What is required:
From the first line of the listing below to the line with "const yTitle = 'Depth (m)';", print each line exactly, and nothing more. Leave out the pictures.

Provided material:
--

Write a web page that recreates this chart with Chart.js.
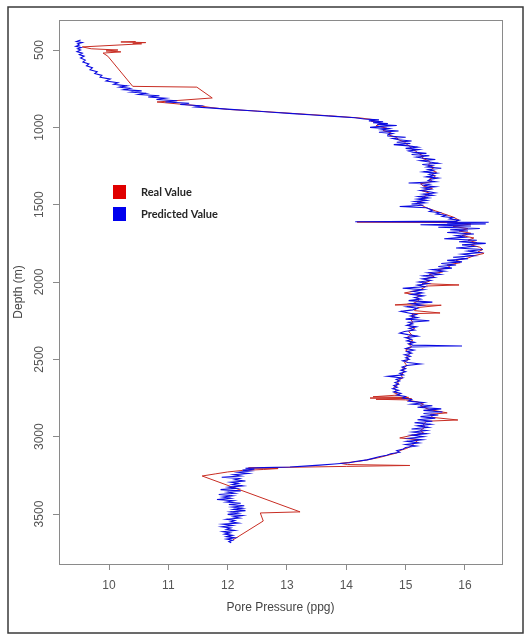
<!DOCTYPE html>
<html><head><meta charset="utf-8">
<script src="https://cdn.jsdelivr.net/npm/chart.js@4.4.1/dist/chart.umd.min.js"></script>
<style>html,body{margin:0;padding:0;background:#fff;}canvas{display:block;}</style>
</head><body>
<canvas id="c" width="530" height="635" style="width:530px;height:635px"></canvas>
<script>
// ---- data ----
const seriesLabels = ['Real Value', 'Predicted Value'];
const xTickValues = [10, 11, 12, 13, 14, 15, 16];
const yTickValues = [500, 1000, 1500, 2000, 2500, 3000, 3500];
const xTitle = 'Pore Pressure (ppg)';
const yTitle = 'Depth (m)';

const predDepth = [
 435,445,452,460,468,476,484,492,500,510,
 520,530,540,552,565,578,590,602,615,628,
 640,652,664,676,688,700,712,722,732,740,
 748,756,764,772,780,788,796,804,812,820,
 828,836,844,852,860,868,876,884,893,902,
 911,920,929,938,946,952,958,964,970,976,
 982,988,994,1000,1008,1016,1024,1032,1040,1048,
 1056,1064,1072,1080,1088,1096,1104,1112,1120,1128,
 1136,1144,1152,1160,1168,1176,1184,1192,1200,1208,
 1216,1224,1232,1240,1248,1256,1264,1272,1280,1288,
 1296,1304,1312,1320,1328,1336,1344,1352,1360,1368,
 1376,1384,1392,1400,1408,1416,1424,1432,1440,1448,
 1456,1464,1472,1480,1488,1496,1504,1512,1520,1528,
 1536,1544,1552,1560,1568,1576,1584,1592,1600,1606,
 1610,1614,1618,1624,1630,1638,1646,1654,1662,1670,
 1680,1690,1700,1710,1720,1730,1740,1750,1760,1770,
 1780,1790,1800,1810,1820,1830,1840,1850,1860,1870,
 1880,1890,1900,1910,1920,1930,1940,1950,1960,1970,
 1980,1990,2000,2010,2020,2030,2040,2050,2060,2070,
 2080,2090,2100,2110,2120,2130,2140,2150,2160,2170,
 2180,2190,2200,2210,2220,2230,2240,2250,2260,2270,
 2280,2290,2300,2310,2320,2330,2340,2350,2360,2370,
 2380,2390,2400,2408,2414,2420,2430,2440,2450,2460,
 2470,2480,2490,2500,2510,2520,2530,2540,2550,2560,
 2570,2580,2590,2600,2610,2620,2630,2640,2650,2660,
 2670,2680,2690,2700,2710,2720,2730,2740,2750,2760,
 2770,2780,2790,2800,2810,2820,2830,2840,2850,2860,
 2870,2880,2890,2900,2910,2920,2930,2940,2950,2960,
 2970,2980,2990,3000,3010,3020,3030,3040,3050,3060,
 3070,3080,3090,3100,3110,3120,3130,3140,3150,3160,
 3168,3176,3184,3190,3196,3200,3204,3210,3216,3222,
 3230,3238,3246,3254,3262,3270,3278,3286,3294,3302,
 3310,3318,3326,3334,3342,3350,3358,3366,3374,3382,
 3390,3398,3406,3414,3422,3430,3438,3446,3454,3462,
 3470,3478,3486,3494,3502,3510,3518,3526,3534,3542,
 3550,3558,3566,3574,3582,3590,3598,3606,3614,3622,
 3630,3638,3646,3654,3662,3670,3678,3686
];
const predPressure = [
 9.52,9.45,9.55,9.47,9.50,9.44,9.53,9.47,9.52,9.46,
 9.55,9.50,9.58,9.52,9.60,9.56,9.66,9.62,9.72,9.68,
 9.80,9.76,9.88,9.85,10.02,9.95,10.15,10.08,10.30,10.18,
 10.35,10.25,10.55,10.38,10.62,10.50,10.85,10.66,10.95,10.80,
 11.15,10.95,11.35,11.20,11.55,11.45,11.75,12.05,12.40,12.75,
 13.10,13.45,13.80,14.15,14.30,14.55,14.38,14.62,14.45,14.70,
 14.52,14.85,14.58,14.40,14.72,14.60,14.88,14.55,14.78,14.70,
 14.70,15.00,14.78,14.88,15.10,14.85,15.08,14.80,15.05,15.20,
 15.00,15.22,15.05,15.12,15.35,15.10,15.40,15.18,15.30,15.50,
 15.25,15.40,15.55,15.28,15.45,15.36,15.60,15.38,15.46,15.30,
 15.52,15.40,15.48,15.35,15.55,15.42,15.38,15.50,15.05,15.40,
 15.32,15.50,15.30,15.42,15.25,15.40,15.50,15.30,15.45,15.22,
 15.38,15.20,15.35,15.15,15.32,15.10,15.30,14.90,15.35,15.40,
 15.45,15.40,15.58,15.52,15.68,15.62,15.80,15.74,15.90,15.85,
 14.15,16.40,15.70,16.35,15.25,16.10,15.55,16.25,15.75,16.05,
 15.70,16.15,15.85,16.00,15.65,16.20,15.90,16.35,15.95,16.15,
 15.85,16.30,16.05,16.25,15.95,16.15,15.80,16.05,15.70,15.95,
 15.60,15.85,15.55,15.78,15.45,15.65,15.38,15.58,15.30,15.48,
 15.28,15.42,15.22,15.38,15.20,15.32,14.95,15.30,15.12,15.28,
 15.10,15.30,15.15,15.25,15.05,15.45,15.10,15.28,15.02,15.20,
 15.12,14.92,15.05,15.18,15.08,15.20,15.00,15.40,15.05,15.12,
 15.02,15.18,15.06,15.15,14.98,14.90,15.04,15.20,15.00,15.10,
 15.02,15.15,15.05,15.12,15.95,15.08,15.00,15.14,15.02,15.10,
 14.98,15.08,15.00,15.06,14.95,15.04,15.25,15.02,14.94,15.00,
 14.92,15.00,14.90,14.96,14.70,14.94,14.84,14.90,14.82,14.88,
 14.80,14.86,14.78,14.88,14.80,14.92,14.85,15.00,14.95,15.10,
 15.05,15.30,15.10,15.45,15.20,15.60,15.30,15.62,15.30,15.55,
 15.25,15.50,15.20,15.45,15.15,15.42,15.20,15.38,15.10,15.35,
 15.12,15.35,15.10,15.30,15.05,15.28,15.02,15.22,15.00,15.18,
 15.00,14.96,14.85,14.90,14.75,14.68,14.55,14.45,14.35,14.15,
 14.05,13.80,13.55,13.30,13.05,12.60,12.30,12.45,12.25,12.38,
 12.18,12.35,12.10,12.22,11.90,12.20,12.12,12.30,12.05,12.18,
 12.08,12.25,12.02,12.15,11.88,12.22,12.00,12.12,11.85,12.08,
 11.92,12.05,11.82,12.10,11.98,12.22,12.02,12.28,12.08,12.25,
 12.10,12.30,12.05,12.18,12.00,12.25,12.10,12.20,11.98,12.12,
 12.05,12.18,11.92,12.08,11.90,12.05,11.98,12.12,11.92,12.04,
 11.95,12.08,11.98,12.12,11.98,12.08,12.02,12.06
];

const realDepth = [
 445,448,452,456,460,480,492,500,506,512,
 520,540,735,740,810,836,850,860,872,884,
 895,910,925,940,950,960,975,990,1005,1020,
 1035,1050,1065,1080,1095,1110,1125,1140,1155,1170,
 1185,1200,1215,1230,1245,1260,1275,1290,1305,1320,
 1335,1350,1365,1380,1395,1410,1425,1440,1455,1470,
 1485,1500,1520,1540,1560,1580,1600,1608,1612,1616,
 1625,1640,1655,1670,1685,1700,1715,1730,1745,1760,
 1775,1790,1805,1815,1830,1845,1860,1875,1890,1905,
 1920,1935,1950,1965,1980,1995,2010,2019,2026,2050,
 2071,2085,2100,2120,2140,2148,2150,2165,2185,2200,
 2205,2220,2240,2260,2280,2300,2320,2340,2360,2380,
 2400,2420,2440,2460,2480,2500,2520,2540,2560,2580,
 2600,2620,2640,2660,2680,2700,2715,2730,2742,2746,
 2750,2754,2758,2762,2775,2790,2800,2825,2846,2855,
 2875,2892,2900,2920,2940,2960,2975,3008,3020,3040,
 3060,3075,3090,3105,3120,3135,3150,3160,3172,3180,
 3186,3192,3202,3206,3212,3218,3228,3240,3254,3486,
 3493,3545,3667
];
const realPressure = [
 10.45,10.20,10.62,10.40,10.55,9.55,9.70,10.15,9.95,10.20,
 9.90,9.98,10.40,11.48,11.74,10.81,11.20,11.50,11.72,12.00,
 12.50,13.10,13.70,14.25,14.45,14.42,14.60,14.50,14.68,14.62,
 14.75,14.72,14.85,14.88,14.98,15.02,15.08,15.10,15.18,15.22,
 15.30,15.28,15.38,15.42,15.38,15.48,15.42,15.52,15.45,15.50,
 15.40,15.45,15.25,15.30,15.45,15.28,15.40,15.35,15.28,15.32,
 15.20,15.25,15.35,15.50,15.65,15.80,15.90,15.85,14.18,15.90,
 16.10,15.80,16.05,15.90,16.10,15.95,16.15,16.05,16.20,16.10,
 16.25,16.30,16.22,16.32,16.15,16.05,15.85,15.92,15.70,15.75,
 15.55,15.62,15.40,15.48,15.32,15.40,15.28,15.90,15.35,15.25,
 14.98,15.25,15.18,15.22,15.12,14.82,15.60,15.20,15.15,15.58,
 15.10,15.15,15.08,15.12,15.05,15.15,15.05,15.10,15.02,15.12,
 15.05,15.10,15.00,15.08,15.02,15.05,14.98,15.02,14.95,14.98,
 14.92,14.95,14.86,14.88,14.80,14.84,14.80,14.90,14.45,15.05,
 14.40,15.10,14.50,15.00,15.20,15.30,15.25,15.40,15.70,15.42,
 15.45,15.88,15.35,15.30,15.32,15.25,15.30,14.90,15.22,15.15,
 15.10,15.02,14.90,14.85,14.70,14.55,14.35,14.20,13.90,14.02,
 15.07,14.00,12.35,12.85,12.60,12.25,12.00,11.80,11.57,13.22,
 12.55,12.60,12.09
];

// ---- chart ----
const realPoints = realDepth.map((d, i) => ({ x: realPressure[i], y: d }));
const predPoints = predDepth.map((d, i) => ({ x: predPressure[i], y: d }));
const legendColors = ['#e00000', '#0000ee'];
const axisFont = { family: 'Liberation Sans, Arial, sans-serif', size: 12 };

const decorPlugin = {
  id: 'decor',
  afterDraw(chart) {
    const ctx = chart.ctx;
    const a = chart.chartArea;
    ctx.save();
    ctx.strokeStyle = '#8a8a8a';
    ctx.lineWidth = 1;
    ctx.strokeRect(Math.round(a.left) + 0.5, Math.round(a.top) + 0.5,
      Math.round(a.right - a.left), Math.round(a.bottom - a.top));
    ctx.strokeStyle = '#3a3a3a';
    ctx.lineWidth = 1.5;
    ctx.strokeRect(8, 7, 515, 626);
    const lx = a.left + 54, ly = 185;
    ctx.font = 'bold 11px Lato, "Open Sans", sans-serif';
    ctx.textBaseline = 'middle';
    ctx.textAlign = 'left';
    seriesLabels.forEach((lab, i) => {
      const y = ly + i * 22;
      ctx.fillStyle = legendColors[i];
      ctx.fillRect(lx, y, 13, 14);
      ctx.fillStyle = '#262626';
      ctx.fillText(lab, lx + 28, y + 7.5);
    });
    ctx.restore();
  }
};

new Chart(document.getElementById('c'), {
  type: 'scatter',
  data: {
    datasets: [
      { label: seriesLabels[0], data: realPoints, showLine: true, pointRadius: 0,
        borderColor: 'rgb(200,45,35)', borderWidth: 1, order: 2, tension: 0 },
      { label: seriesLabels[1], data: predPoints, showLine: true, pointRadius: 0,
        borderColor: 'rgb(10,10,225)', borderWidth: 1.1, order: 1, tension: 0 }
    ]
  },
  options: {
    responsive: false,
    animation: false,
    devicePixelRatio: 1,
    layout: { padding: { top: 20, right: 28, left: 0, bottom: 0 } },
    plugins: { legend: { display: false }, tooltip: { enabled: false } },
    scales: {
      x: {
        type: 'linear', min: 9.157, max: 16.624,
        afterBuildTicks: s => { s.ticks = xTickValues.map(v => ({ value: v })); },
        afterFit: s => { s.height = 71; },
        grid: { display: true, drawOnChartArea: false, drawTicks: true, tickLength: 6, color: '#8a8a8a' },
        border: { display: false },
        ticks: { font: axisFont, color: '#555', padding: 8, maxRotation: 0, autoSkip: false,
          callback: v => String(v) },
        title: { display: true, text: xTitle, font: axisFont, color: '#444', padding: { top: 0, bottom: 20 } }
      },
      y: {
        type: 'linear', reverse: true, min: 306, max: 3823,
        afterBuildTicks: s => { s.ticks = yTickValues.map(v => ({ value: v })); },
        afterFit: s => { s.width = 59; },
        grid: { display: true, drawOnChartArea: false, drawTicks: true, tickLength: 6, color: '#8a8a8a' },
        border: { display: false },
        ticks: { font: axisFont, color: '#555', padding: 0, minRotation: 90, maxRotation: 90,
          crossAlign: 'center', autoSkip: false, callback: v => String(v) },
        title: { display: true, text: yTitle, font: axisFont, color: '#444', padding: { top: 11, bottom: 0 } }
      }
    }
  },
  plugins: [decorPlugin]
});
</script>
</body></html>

--

Task output:
Write a web page that recreates this chart with Chart.js.
<!DOCTYPE html>
<html><head><meta charset="utf-8">
<script src="https://cdn.jsdelivr.net/npm/chart.js@4.4.1/dist/chart.umd.min.js"></script>
<style>html,body{margin:0;padding:0;background:#fff;}canvas{display:block;}</style>
</head><body>
<canvas id="c" width="530" height="635" style="width:530px;height:635px"></canvas>
<script>
// ---- data ----
const seriesLabels = ['Real Value', 'Predicted Value'];
const xTickValues = [10, 11, 12, 13, 14, 15, 16];
const yTickValues = [500, 1000, 1500, 2000, 2500, 3000, 3500];
const xTitle = 'Pore Pressure (ppg)';
const yTitle = 'Depth (m)';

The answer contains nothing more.